The building is bounded by Whitworth Street to the north, Granby Row to the south, Cobourg Street to the east, and Sackville Street to the west, where the original main entrance (called the Grand Entrance) was situated. The entrance on Granby Row was the usual entrance to the eastern part of the building (there was another entrance on Whitworth Street only for the use of the students and staff of the University of Manchester). The lower floors contained among other departments the Royce Laboratory for mechanical engineering, named after Henry Royce. Floors were denoted by letters, from BA (lowest), then A to L (highest) missing out I.

The historic Godlee Observatory was located on the roof until its closure in November 2022. The building was used by the university for a number of functions and departments. These included administration, teaching and research in science and technology, and examinations.

Inside on floors D, E and F was the Joule Library and various offices, laboratories, lecture theatres and exam halls. The Joule Library was given this name (commemorating the physicist J. P. Joule) in 1987 when it was refurbished. The library finally closed in June 2022.

There are inscriptions at the Grand Entrance and at the Whitworth Street entrance, recording important events in the history of the building. The later part of the building was built on the site of St Augustine's Church, the third Roman Catholic chapel in Manchester. It was replaced by the second St Augustine's Church in York Street, Chorlton on Medlock. There is also a plaque recording the previous existence of Ivan Levinstein's laboratory on the site.

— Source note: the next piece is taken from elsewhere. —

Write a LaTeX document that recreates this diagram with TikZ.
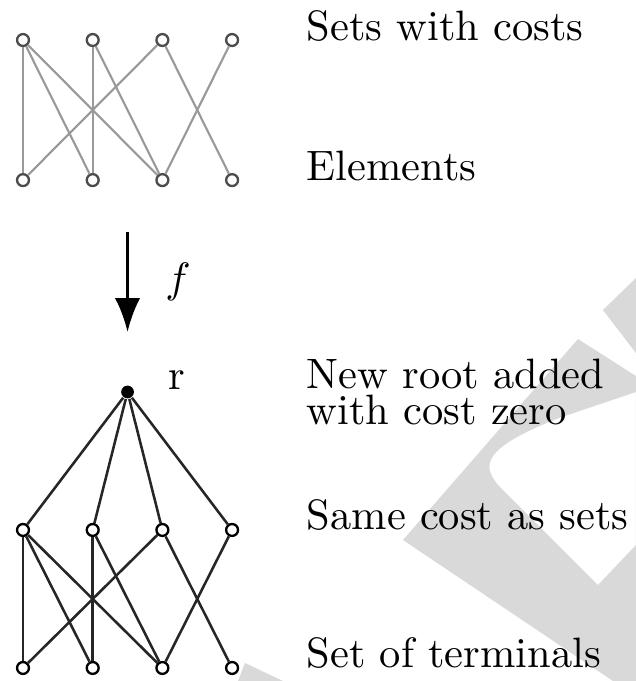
\documentclass[tikz,border=0pt]{standalone}
\usetikzlibrary{arrows.meta}
\tikzset{
  setnode/.style = {
    circle, draw=black!70, fill=white, line width=0.55pt,
    inner sep=0pt, minimum size=2.8pt,
  },
  vertex/.style = {
    circle, draw=black, fill=white, line width=0.55pt,
    inner sep=0pt, minimum size=2.8pt,
  },
  rootnode/.style = {circle, fill=black, inner sep=0pt, minimum size=3pt},
  setedge/.style = {draw=black!40, line width=0.5pt},
  treeedge/.style = {draw=black!85, line width=0.6pt},
  note/.style = {anchor=base west, inner sep=0pt, font=\normalsize},
  mapping/.style = {line width=0.8pt, -{Latex[length=8pt,width=6pt]}},
  watermark/.style = {fill=black!15, draw=none},
}

\begin{document}
\begin{tikzpicture}[x=16.4pt, y=16.4pt]
    \useasboundingbox (-0.330,0.574) rectangle (8.795,-9.197);

    % --- Watermark ---
    \fill[watermark, even odd rule]
      (5.452,-7.174) -- (7.963,-4.290) -- (8.795,-4.821) -- (8.795,-9.197)
      -- (8.465,-9.197) -- cycle
      (8.795,-5.050) -- (7.70,-5.42) .. controls (6.60,-5.85) and (6.55,-6.10) .. (6.85,-6.42)
      -- (8.25,-7.82) -- (8.795,-7.245) -- cycle;
    \fill[watermark] (8.321,-3.874) -- (8.795,-3.415) -- (8.795,-4.491) -- cycle;
    \fill[watermark] (3.185,-8.938) -- (3.730,-9.197) -- (3.085,-9.197) -- cycle;

    % --- Set cover instance ---
    \node[setnode] (s1) at (0,0) {};
    \node[setnode] (s2) at (1,0) {};
    \node[setnode] (s3) at (2,0) {};
    \node[setnode] (s4) at (3,0) {};
    \node[setnode] (e1) at (0,-2.01) {};
    \node[setnode] (e2) at (1,-2.01) {};
    \node[setnode] (e3) at (2,-2.01) {};
    \node[setnode] (e4) at (3,-2.01) {};

    \draw[setedge] (s1) -- (e1);
    \draw[setedge] (s1) -- (e2);
    \draw[setedge] (s1) -- (e3);
    \draw[setedge] (s2) -- (e2);
    \draw[setedge] (s2) -- (e3);
    \draw[setedge] (s3) -- (e1);
    \draw[setedge] (s3) -- (e4);
    \draw[setedge] (s4) -- (e3);

    % --- Steiner tree instance ---
    \node[rootnode] (root) at (1.5,-5.05) {};
    \node[vertex] (m1) at (0,-7.03) {};
    \node[vertex] (m2) at (1,-7.03) {};
    \node[vertex] (m3) at (2,-7.03) {};
    \node[vertex] (m4) at (3,-7.03) {};
    \node[vertex] (t1) at (0,-9.01) {};
    \node[vertex] (t2) at (1,-9.01) {};
    \node[vertex] (t3) at (2,-9.01) {};
    \node[vertex] (t4) at (3,-9.01) {};

    \draw[treeedge] (root) -- (m1);
    \draw[treeedge] (root) -- (m2);
    \draw[treeedge] (root) -- (m3);
    \draw[treeedge] (root) -- (m4);
    \draw[treeedge] (m1) -- (t1);
    \draw[treeedge] (m1) -- (t2);
    \draw[treeedge] (m1) -- (t3);
    \draw[treeedge] (m2) -- (t2);
    \draw[treeedge] (m2) -- (t3);
    \draw[treeedge] (m3) -- (t1);
    \draw[treeedge] (m3) -- (t4);
    \draw[treeedge] (m4) -- (t3);

    % --- Reduction arrow ---
    \coordinate (fstart) at (1.5,-2.75);
    \coordinate (fend)   at (1.5,-4.19);
    \draw[mapping] (fstart) -- node[right=8.5pt, inner sep=0pt] (flabel) {$f$} (fend);
    \node[note] (rlabel) at (2.08,-5.02) {r};

    % --- Notes ---
    \node[note] (setsnote)  at (4.06,0)     {Sets with costs};
    \node[note] (elemnote)  at (4.06,-2.01) {Elements};
    \node[note] (rootnote)  at (4.06,-5.0)  {New root added};
    \node[note] (zeronote)  at (4.06,-5.52) {with cost zero};
    \node[note] (costnote)  at (4.06,-7.03) {Same cost as sets};
    \node[note] (termnote)  at (4.06,-9.01) {Set of terminals};
  \end{tikzpicture}
\end{document}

The Sackville Street Building served as the home for the University of Manchester's school of Electrical and Electronic Engineering (EEE), until its move to the university's new engineering campus, the Nancy Rothwell Building in 2022.

The estates strategy for 2010–2020 for the University of Manchester, stated that essentially all of the former UMIST campus, described as the "area north of the Mancunian Way", was to be disposed of. The fate of the former UMIST Main Building (Sackville Street Building) was not described.

In July 2023 the university announced the launch of a public consultation exercise for the new £1.7bn innovation district, named ID Manchester, to be developed on the UMIST campus, and to include the Sackville Street Building.

== Trivia ==
The chimney of the building had steel reinforcement bands installed by the steeplejack and television personality Fred Dibnah.